In brief, here's how I'm making pizzas these days:
  1. Make the dough for the crust with a mix of all-purpose and pastry flours. I like 225g total for a 12-inch pizza, and, though it may need some tweaking, I think 175g all-purpose and 50g pastry flour works well. Add 5g salt, an appropriate amount of yeast1, and 157g water (70% hydration). Mix together, knead briefly, and set aside to rise.

  2. Make the sauce, with whatever tastes good. Cook it down until the tomatoes have completely lost their structure and a lot of moisture. Puree and set aside.

  3. For toppings, I keep it very simple. A small amount of thinly sliced or shredded cheese when we're not feeding vegans. Perhaps some mushrooms sauteed until crispy, or a few caramelized onions. Fresh herbs, in season, can wait until the pizza comes out of the oven.

  4. Stretch the dough into a 12-inch round. If necessary, set it down during the stretching process to let the gluten relax. You'll want it thin, but avoid tearing it; fold over holes and pinch together to patch them. I like to grab about an inch in from the edge to create a rim of crust and pull apart gently while rotating the dough. It's not nearly as impressive as spinning and tossing, but a lot safer. I also think it's even easier than laying the dough flat and stretching, because you're letting gravity do a lot of the work.

  5. When the oven's as hot as it'll get - 550°F here, with the pizza stone well preheated2 - lay the crust on a peel dusted with cornmeal. Make sure it's not sticking. Brush on a light layer of olive oil, then spread with just enough sauce to almost cover. Top with cheese or whatever, and slide into the oven. Bake until it's brown and crispy. I find that seven to eight minutes works. Allow to cool on a rack for a few minutes, which'll help keep the underside from getting soggy after all that work.
Years of fighting with pizzas and home ovens, and it's that simple. The most difficult part, I think, is stepping back enough to treat the entire process with a light touch. Don't work the dough too much; a minimum of effort gives maximum rewards. Resist the temptation to embellish with too many toppings. A good crust just can't handle it, and gets lost underneath.
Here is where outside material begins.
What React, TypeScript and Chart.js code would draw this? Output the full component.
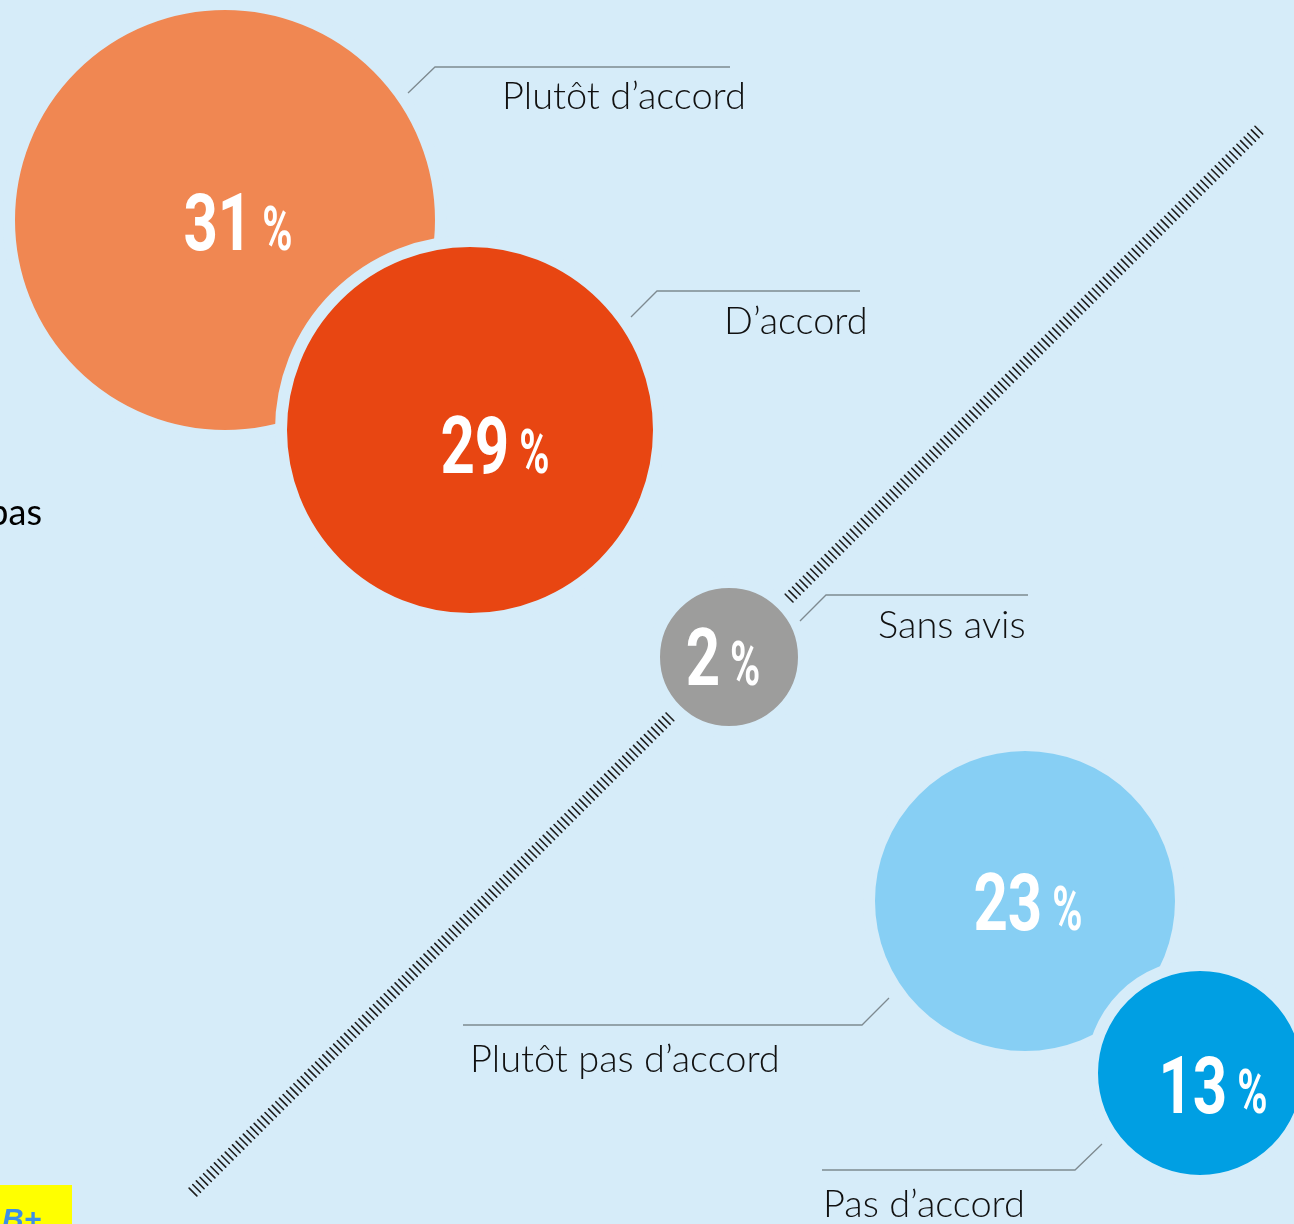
import { useEffect, useRef } from "react";
import { Chart, registerables } from "chart.js";

Chart.register(...registerables);

// ---- data ----
const categories = ["Plutôt d’accord", "D’accord", "Sans avis", "Plutôt pas d’accord", "Pas d’accord"];
const values = [31, 29, 2, 23, 13];

// ---- styles ----
const BG = "#D6ECF9";
const colors = ["#F08752", "#E84612", "#9D9D9C", "#87CFF4", "#009FE3"];
const GAP = 12;

// ---- layout (in scale units; scales span the canvas) ----
const bubbleX = [225, 470, 729, 1025, 1200];
const bubbleY = [220, 430, 657, 901, 1073];
const bubbleR = [210, 183, 69, 150, 102];
const numberDx = [13, 25, -6, 3, 13];
const numberDy = [30, 43, 28, 29, 40];
const labelX = [502, 724, 878, 470, 823];
const labelY = [109, 334, 638, 1072, 1217];
const leaders: number[][][] = [
  [[408, 93], [435, 67], [730, 67]],
  [[631, 317], [657, 291], [860, 291]],
  [[800, 621], [826, 595], [1028, 595]],
  [[463, 1025], [862, 1025], [889, 998]],
  [[822, 1170], [1075, 1170], [1102, 1144]],
];
const hatchFrom = [193, 1192];
const hatchTo = [1262, 127];

const W = 1294;
const H = 1224;

export default function App() {
  const ref = useRef<HTMLCanvasElement | null>(null);

  useEffect(() => {
    document.body.style.margin = "0";
    const canvas = ref.current;
    if (!canvas) return;

    const decor = {
      id: "decor",
      beforeDraw(chart: any) {
        const ctx = chart.ctx;
        ctx.save();
        ctx.fillStyle = BG;
        ctx.fillRect(0, 0, chart.width, chart.height);
        ctx.restore();
      },
      beforeDatasetsDraw(chart: any) {
        const ctx = chart.ctx;
        const xs = chart.scales.x;
        const ys = chart.scales.y;
        const x0 = xs.getPixelForValue(hatchFrom[0]);
        const y0 = ys.getPixelForValue(hatchFrom[1]);
        const x1 = xs.getPixelForValue(hatchTo[0]);
        const y1 = ys.getPixelForValue(hatchTo[1]);
        const len = Math.hypot(x1 - x0, y1 - y0);
        const ux = (x1 - x0) / len;
        const uy = (y1 - y0) / len;
        const nx = -uy;
        const ny = ux;
        ctx.save();
        ctx.strokeStyle = "#1E1E1E";
        ctx.lineWidth = 1.6;
        ctx.lineCap = "round";
        ctx.beginPath();
        for (let t = 0; t <= len; t += 5.1) {
          const cx = x0 + ux * t;
          const cy = y0 + uy * t;
          ctx.moveTo(cx - nx * 5.5, cy - ny * 5.5);
          ctx.lineTo(cx + nx * 5.5, cy + ny * 5.5);
        }
        ctx.stroke();
        ctx.restore();
      },
      afterDatasetsDraw(chart: any) {
        const ctx = chart.ctx;
        const xs = chart.scales.x;
        const ys = chart.scales.y;
        const meta = chart.getDatasetMeta(0);
        const s = 0.75;
        const sp = 0.66;
        ctx.save();
        ctx.fillStyle = "#FFFFFF";
        ctx.textBaseline = "alphabetic";
        ctx.textAlign = "left";
        meta.data.forEach((el: any, i: number) => {
          const num = String(values[i]);
          ctx.font = "700 80px Roboto";
          const wn = ctx.measureText(num).width * s;
          ctx.font = "700 62px Roboto";
          const wp = ctx.measureText("%").width * sp;
          const gap = 10;
          const total = wn + gap + wp;
          const cx = el.x + numberDx[i];
          const by = el.y + numberDy[i];
          const left = cx - total / 2;
          ctx.save();
          ctx.translate(left, by);
          ctx.scale(s, 1);
          ctx.font = "700 80px Roboto";
          ctx.fillText(num, 0, 0);
          ctx.restore();
          ctx.save();
          ctx.translate(left + wn + gap, by);
          ctx.scale(sp, 1);
          ctx.font = "700 62px Roboto";
          ctx.fillText("%", 0, 0);
          ctx.restore();
        });
        ctx.restore();

        // leaders and category labels
        ctx.save();
        ctx.strokeStyle = "#7E8A90";
        ctx.lineWidth = 1.3;
        leaders.forEach((pts) => {
          ctx.beginPath();
          pts.forEach((p, k) => {
            const px = xs.getPixelForValue(p[0]);
            const py = ys.getPixelForValue(p[1]);
            if (k === 0) ctx.moveTo(px, py);
            else ctx.lineTo(px, py);
          });
          ctx.stroke();
        });
        ctx.fillStyle = "#111111";
        ctx.font = "300 38px Lato";
        ctx.textAlign = "left";
        ctx.textBaseline = "alphabetic";
        categories.forEach((c, i) => {
          ctx.fillText(c, xs.getPixelForValue(labelX[i]), ys.getPixelForValue(labelY[i]));
        });

        // fragments of the surrounding slide
        ctx.fillStyle = "#000000";
        ctx.font = "400 36px Lato";
        ctx.textAlign = "right";
        ctx.fillText("pas", 42, 525);
        ctx.fillStyle = "#FFFF00";
        ctx.fillRect(0, 1185, 72, H - 1185);
        ctx.fillStyle = "#3D8FE6";
        ctx.font = "italic 700 30px 'Liberation Sans'";
        ctx.textAlign = "left";
        ctx.fillText("B+", 2, 1229);
        ctx.restore();
      },
    };

    const chart = new Chart(canvas, {
      type: "bubble",
      data: {
        datasets: [
          {
            label: "Réponses",
            data: values.map((v, i) => ({ x: bubbleX[i], y: bubbleY[i], r: bubbleR[i] + GAP / 2 })),
            backgroundColor: colors,
            borderColor: BG,
            borderWidth: GAP,
            hoverBorderWidth: GAP,
            hoverRadius: 0,
            clip: false,
          } as any,
        ],
      },
      options: {
        animation: false,
        responsive: false,
        events: [],
        layout: { padding: 0, autoPadding: false },
        plugins: { legend: { display: false }, tooltip: { enabled: false } },
        scales: {
          x: { type: "linear", min: 0, max: W, display: false, offset: false },
          y: { type: "linear", min: 0, max: H, reverse: true, display: false, offset: false },
        },
      },
      plugins: [decor],
    });

    return () => chart.destroy();
  }, []);

  return (
    <div style={{ position: "fixed", left: 0, top: 0, width: W, height: H, background: BG }}>
      <canvas ref={ref} width={W} height={H} style={{ display: "block", width: W, height: H }} />
    </div>
  );
}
Enjoy the fact that it's good, simple food. But no less impressive for it.

EDIT: Mis-typed the quantity of salt for the pizza dough. It's a lot less over-salted now.

* * * * *

1Half a teaspoon works for a one- or two- hour rise; scale it back to a quarter or an eighth for overnight, depending on how long it'll go. Or use the fridge to retard the rising. I pretty much never do, though it's mostly a function of lack of space.

2The oven beeps (or whatever) to say it's preheated? It's lying. They all do. Give it at least another half an hour, especially to ensure that the pizza stone is up to temperature, too.

2 comments:

Anonymous said...

Nice. I still use your pizza dough recipe every time I make it. Funnily enough, my stumbling block is trying to find a suitably warm place for the dough to rise. The solution presented itself over Christmas - James bought the cat one of those faux-shearling radiator bes which Bosco just won't use, but it's absolutely perfect for holding a bowl of rising dough near enough to stay warm!

Brian Garthwaite said...

How cold's the boat these days? In the wintertime, our house is a bit cooler than yeast might prefer, but a slightly extended rise time and the initial oven spring take care of any less-than-ideal size doubling. When I'm working with shorter rise times ('cause I didn't think of making dough the day before) I'll usually use water that's warmed a little above body temperature. That really helps kick-start the process.